4. Connect with the audience
It’s common to hear the advice “focus on the positives” when preparing for a presentation, but this isn’t always the right approach. Avoiding negative emotions is generally decent advice but avoiding a difficult topic does not make for a powerful, impactful presentation. Often if you are dancing around something, the audience will pick up on it. People won’t remember every word you say, but they will remember big moments, especially if they’re unexpected.
Consider, for example, Steve Jobs’ presentation where he announced an investment by Microsoft in Apple at Mac World in 1997. Apple was financially troubled and everyone in the crowd knew it.
“I would like to announce one of our first partnerships today, a very, very meaningful one, that is one with Microsoft.”
Some in the crowd actually booed. Minutes later, Steve explained the partnership.
“If we want to move forward, [to] see Apple healthy and prospering again, we have to let go of a few things here. We have to let go of this notion that for Apple to win, Microsoft has to lose.”
Some people in the crowd began nodding because they all knew it was true.
Imagine if Steve avoided the subject altogether and presented some new products. Leaving the investment discussion for a press release. It would’ve been much less powerful. It could have affected Apple’s trajectory as a company.
Steve’s announcement successfully grabbed the audience’s attention because he connected with them. Initially, they didn’t like what Steve had to say, but eventually, he brought them around. At first, his words evoked feelings of anger, disagreement, disgust, and surprise. But this created a truly memorable moment. Steve didn’t shy away from the tough discussion, but rather used the audience’s emotional attachment to Apple as a vehicle to make an impactful presentation.
5. Avoid focusing too much on visuals
There are a million different approaches to visuals. You’ve seen executives put up charts with indecipherable numbers. You’ve seen technology presentations undermined by distracting, emotional imagery. And, of course, you’ve seen presentations that are just plain ugly.
“We focused mainly on the content” is an excuse you’re likely to hear in these instances. This can be code for “we ran out of time”, “we’re not that good at making visuals”, or “we just have to live with things the way they are”.
Is it possible for fantastic speakers to overcome poor visuals? Absolutely. Simon Sinek, a renowned author and motivational speaker, rarely uses any sort of presentation. Simon is known for his ability to deliver captivating presentations with nothing more than a large pad of paper and a marker.

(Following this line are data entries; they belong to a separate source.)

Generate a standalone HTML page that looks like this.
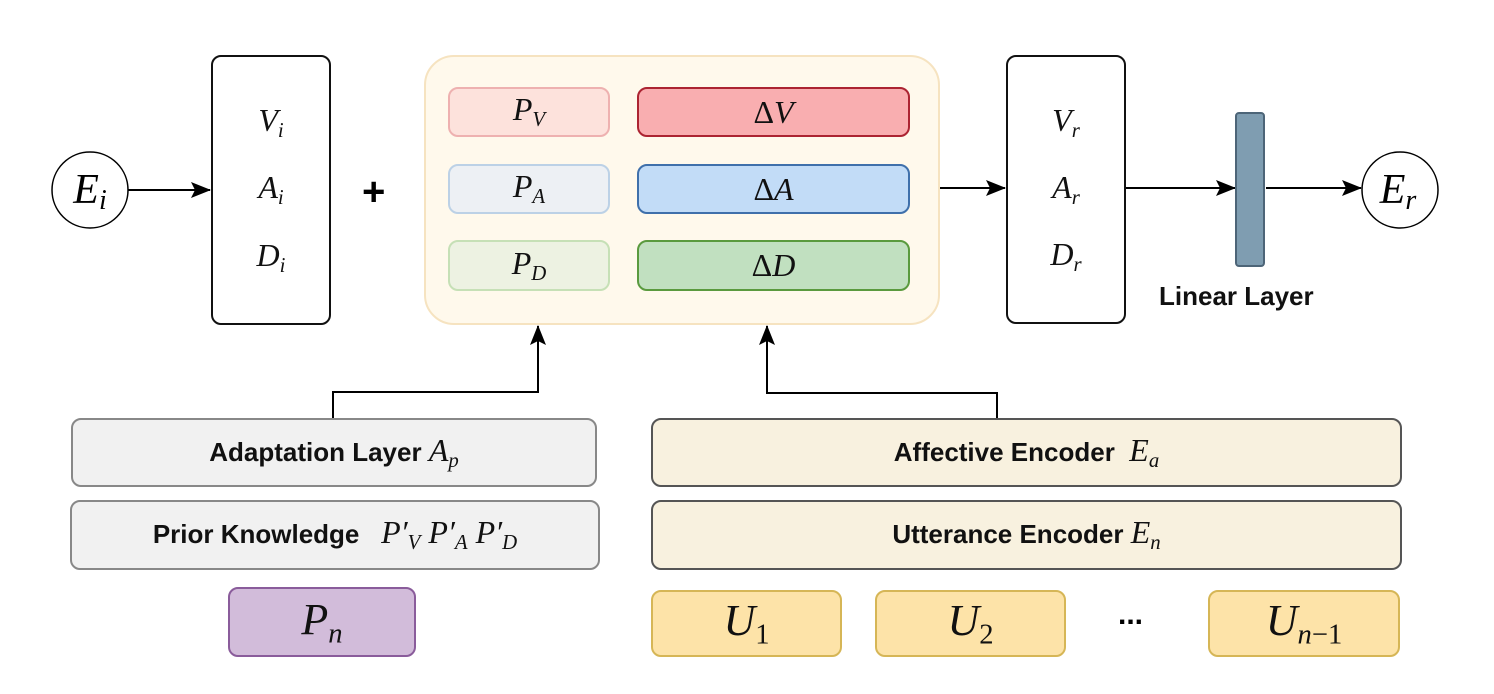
<!DOCTYPE html><html><head><style>
body{margin:0;width:1494px;height:694px;background:#fff;overflow:hidden;position:relative;font-family:"Liberation Sans",sans-serif}
.b{position:absolute;box-sizing:border-box;border-radius:10px;display:flex;align-items:center;justify-content:center}
.m{font-family:"Liberation Serif",serif;font-style:italic;font-size:32px;color:#111;font-weight:normal}
.t{font-weight:bold;font-size:26px;color:#111}
sub{font-size:0.65em;vertical-align:-0.3em}
</style></head><body>
<svg width="1494" height="694" style="position:absolute;left:0;top:0">
<defs><marker id="a2" markerWidth="20" markerHeight="16" refX="19" refY="8" orient="auto" markerUnits="userSpaceOnUse"><path d="M0,0L20,8L0,16L4,8z" fill="#000"/></marker></defs>
<g stroke="#000" stroke-width="2" fill="none">
<circle cx="90" cy="190" r="38" stroke-width="1.5"/>
<circle cx="1400" cy="190" r="38" stroke-width="1.5"/>
<line x1="128" y1="190" x2="210" y2="190" marker-end="url(#a2)"/>
<line x1="940" y1="188" x2="1005" y2="188" marker-end="url(#a2)"/>
<line x1="1125" y1="188" x2="1235" y2="188" marker-end="url(#a2)"/>
<line x1="1266" y1="188" x2="1361" y2="188" marker-end="url(#a2)"/>
<polyline points="333,418 333,392 538,392 538,326" marker-end="url(#a2)"/>
<polyline points="997,418 997,393 767,393 767,326" marker-end="url(#a2)"/>
</g>
<text x="90" y="203" font-family="Liberation Serif" font-style="italic" font-size="42" text-anchor="middle">E<tspan font-size="28" dy="6">i</tspan></text>
<text x="1398" y="203" font-family="Liberation Serif" font-style="italic" font-size="42" text-anchor="middle">E<tspan font-size="28" dy="6">r</tspan></text>
</svg>
<div class="b m" style="left:211px;top:55px;width:120px;height:270px;border:2px solid #111;flex-direction:column;gap:26px"><div>V<sub>i</sub></div><div>A<sub>i</sub></div><div>D<sub>i</sub></div></div>
<div style="position:absolute;left:362px;top:170px;font-size:40px;font-weight:bold">+</div>
<div class="b" style="left:424px;top:55px;width:516px;height:270px;background:#fff9ec;border:2px solid #f6e3c0;border-radius:30px"></div>
<div class="b m" style="left:448px;top:87px;width:162px;height:50px;background:#fde2dc;border:2px solid #eeb1b0"><span>P<sub>V</sub></span></div>
<div class="b m" style="left:637px;top:87px;width:273px;height:50px;background:#f9aeb0;border:2px solid #ac2432"><span><span style="font-style:normal">Δ</span>V</span></div>
<div class="b m" style="left:448px;top:164px;width:162px;height:50px;background:#edf0f4;border:2px solid #bcd1e6"><span>P<sub>A</sub></span></div>
<div class="b m" style="left:637px;top:164px;width:273px;height:50px;background:#c2dcf7;border:2px solid #3f70ab"><span><span style="font-style:normal">Δ</span>A</span></div>
<div class="b m" style="left:448px;top:240px;width:162px;height:51px;background:#edf2e2;border:2px solid #c6e0b6"><span>P<sub>D</sub></span></div>
<div class="b m" style="left:637px;top:240px;width:273px;height:51px;background:#c1e0c0;border:2px solid #5a9a3e"><span><span style="font-style:normal">Δ</span>D</span></div>
<div class="b m" style="left:1006px;top:55px;width:120px;height:269px;border:2px solid #111;flex-direction:column;gap:26px"><div>V<sub>r</sub></div><div>A<sub>r</sub></div><div>D<sub>r</sub></div></div>
<div style="position:absolute;left:1235px;top:112px;width:30px;height:155px;box-sizing:border-box;background:#7f9db1;border:2px solid #4d6578;border-radius:4px"></div>
<div class="t" style="position:absolute;left:1159px;top:281px">Linear Layer</div>
<div class="b t" style="left:71px;top:418px;width:526px;height:69px;background:#f1f1f1;border:2px solid #888"><span>Adaptation Layer&nbsp;<span class="m">A<sub>p</sub></span></span></div>
<div class="b t" style="left:70px;top:500px;width:530px;height:70px;background:#f1f1f1;border:2px solid #888"><span>Prior Knowledge&nbsp;&nbsp;&nbsp;<span class="m">P′<sub>V</sub> P′<sub>A</sub> P′<sub>D</sub></span></span></div>
<div class="b m" style="left:228px;top:587px;width:188px;height:70px;background:#d2bcda;border:2px solid #8a5c9b;font-size:44px"><span>P<sub>n</sub></span></div>
<div class="b t" style="left:651px;top:418px;width:751px;height:69px;background:#f8f1df;border:2px solid #555"><span>Affective Encoder&nbsp;&nbsp;<span class="m">E<sub>a</sub></span></span></div>
<div class="b t" style="left:651px;top:500px;width:751px;height:70px;background:#f8f1df;border:2px solid #555"><span>Utterance Encoder&nbsp;<span class="m">E<sub>n</sub></span></span></div>
<div class="b m" style="left:651px;top:590px;width:191px;height:67px;background:#fde3a8;border:2px solid #d6b656;font-size:44px"><span>U<sub style="font-style:normal">1</sub></span></div>
<div class="b m" style="left:875px;top:590px;width:191px;height:67px;background:#fde3a8;border:2px solid #d6b656;font-size:44px"><span>U<sub style="font-style:normal">2</sub></span></div>
<div style="position:absolute;left:1118px;top:598px;font-size:30px;font-weight:bold">...</div>
<div class="b m" style="left:1208px;top:590px;width:192px;height:67px;background:#fde3a8;border:2px solid #d6b656;font-size:44px"><span>U<sub>n<span style="font-style:normal">−1</span></sub></span></div>
</body></html>
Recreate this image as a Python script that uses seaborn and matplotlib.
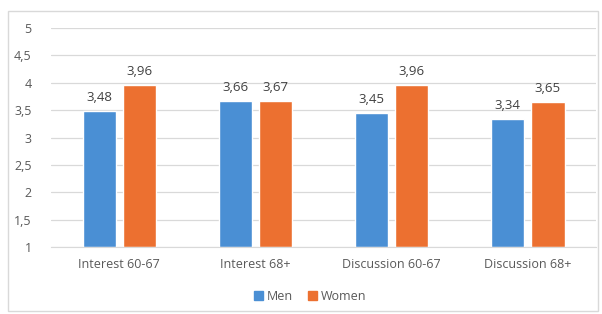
import matplotlib.pyplot as plt
import matplotlib.patches as mpatches
import matplotlib.ticker as mticker
import pandas as pd
import seaborn as sns

categories = ["Interest 60-67", "Interest 68+", "Discussion 60-67", "Discussion 68+"]
men = [3.48, 3.66, 3.45, 3.34]
women = [3.96, 3.67, 3.96, 3.65]
groups = ["Men", "Women"]
colors = ["#4a8fd4", "#ec7030"]

df = pd.DataFrame({
    "category": categories * 2,
    "group": ["Men"] * len(categories) + ["Women"] * len(categories),
    "value": men + women,
})

sns.set_style("white")
plt.rcParams["font.family"] = ["Open Sans", "DejaVu Sans"]

fig = plt.figure(figsize=(6.02, 3.14), dpi=100)
ax = fig.add_axes([0.085, 0.213, 0.905, 0.698])

# outer chart frame
fig.patches.append(mpatches.Rectangle((8 / 602, 3 / 314), 590 / 602, 300 / 314,
                                      transform=fig.transFigure, fill=False,
                                      edgecolor="#d9d9d9", linewidth=1))

# bars start at 1, so plot height above 1 with bottom=1
df["height"] = df["value"] - 1
sns.barplot(data=df, x="category", y="height", hue="group", order=categories,
            hue_order=groups, palette=colors, width=0.59, gap=0.17,
            bottom=1, ax=ax, legend=False, saturation=1)

for cont in ax.containers:
    labels = [f"{b.get_height() + 1:.2f}".replace(".", ",") for b in cont]
    ax.bar_label(cont, labels=labels, padding=5, fontsize=9.5, color="#404040")

ax.set_ylim(1, 5)
ax.set_xlim(-0.5, len(categories) - 0.5)
ax.yaxis.set_major_locator(mticker.MultipleLocator(0.5))
ax.yaxis.set_major_formatter(mticker.FuncFormatter(
    lambda v, _: f"{v:g}".replace(".", ",")))
ax.grid(axis="y", color="#d9d9d9", linewidth=0.9)
ax.set_axisbelow(True)
for s in ["top", "right", "left"]:
    ax.spines[s].set_visible(False)
ax.spines["bottom"].set_color("#d9d9d9")
ax.tick_params(axis="both", length=0, labelsize=9, labelcolor="#595959")
ax.tick_params(axis="x", pad=8)
ax.tick_params(axis="y", pad=14)
ax.set_xlabel("")
ax.set_ylabel("")

handles = [mpatches.Patch(color=c, label=g) for c, g in zip(colors, groups)]
fig.legend(handles=handles, loc="center", bbox_to_anchor=(0.515, 0.055), ncol=2,
           frameon=False, fontsize=9, handlelength=0.7, handleheight=0.7,
           handletextpad=0.3, columnspacing=1.2, labelcolor="#595959")

fig.savefig("out.png", dpi=100)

But, if you aren’t Simon Sinek, here are two quick tips on visuals:
Maintain the focus on you rather than the visuals behind you
Keep your visuals simple
Try using a mix of images and videos
The goal is to have a balance between your visuals and content on the slides. Often, you’ll see executive presentations with visual slides that have one or two words. Information delivered in pictures and images is 65% more likely to be remembered than words. Keeping that in mind, simple visuals on your slide with less text makes your content memorable and maintains focus on the presenter. Now, your deck is the supporting act and you’re the star.
The measure of a good presentation is when you’re able to get your audience to act and leave a lasting impression on them. Delivering an impactful presentation is an art that takes practice. By following these tips you’ll not only engage your audience, but also make your audience a part of your story. You create a powerful connection with them, and ultimately it can even get the audience to root for your success.